While it is right that we give extra support to those schools with the lowest results and facing the most challenging circumstances, there are other schools where, despite higher GCSE results, pupils do not fulfil their earlier promise and could achieve much more. Such “coasting” schools have not yet done enough to realise their pupils’ potential.

Every child has the right to a good education that stretches them and helps them to realise their full potential. That is why today I am publishing a strategy to help these schools to raise their game and to kick-start improvement in schools that are coasting. This strategy will be supported by funding of up to £40 million to bring about improvements in these schools.

We will be asking local authorities to identify and work with the schools that they consider to be “coasting”. These are schools that have shown too little improvement in attainment and progression over a period of years. They are schools that may be achieving good enough GCSE results to earn a reasonable reputation but whose performance conceals poor progress, sometimes among its more able pupils and sometimes among those who face additional barriers to learning such as SEN. Schools like this need and respond well to challenge, but they have not always had it. They are not performing badly enough to receive an inadequate judgment from Ofsted, or to risk significant numbers of parents choosing to send their children to another school. None the less, they should be achieving better outcomes for all their pupils and providing a more exciting and challenging learning experience.

We know what the very best schools do to make significant improvements. They do not rest on their laurels; they are characterised by a “we can do better than this” attitude. They set ambitious targets for their pupils and monitor their progress, and if pupils fall off trajectory they intervene to put them back on course. This focus on progression is backed up by a personalised approach to teaching and learning and focused feedback to each pupil so that each child knows what they are aiming for and what they have to do to get there.

Every partner will have their role to play in this strategy and we want to focus the attention of parents, governors, heads and local authorities on what they should be expecting their school to achieve. We want to raise expectations of parents and empower them to challenge schools to deliver the very best for their child. We will work with local authorities to identify the schools that could benefit from this programme and engage with parents, head teachers and governing bodies to take the action needed to challenge these schools to improve. If schools do not improve, we will step up the level of challenge and expect local authorities to use their existing intervention powers.

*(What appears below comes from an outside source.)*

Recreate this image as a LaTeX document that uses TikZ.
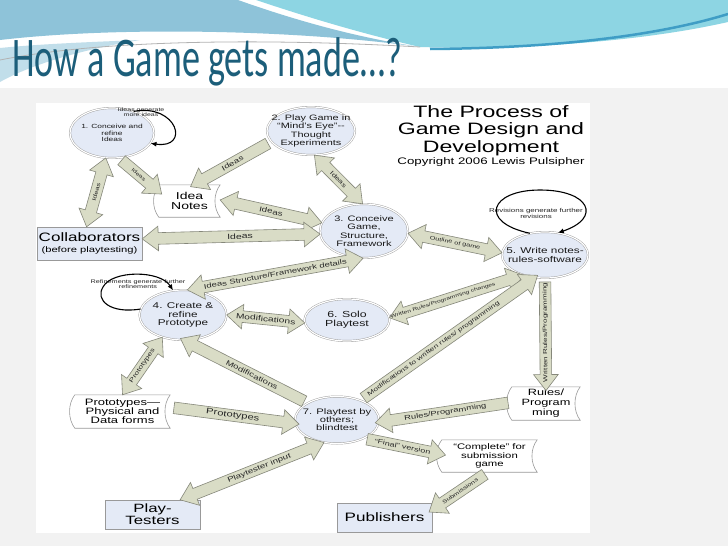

We will be offering these schools the support from other schools and leaders who have the experience of raising performance in their own schools to help them to unlock their potential. Schools in the programme will also have access to additional funding to form trusts and federations should they want to formalise the benefits of collaborative working. Extra funding for schools to draw down additional resource will also be made available, as will training to improve their assessment for learning, tracking pupils’ progress in order to inform future planning and teaching. We will also support schools to provide high-quality after-school study to re-engage those pupils, particularly those with SEN, who have become bored and demotivated. All this will be brokered by school improvement partners, further empowered through additional training and an extra four days per year to drive improvement in these schools.

This strategy is a key part of the 10-year vision in the Children’s Plan to make this country the best place in the world for children and young people to grow up. It is part of our drive to deliver the ambition that we outlined in the Childrens Plan and continued with the National Challenge: the ambition to raise attainment and aspirations, narrow the gap and ensure educational excellence for everyone.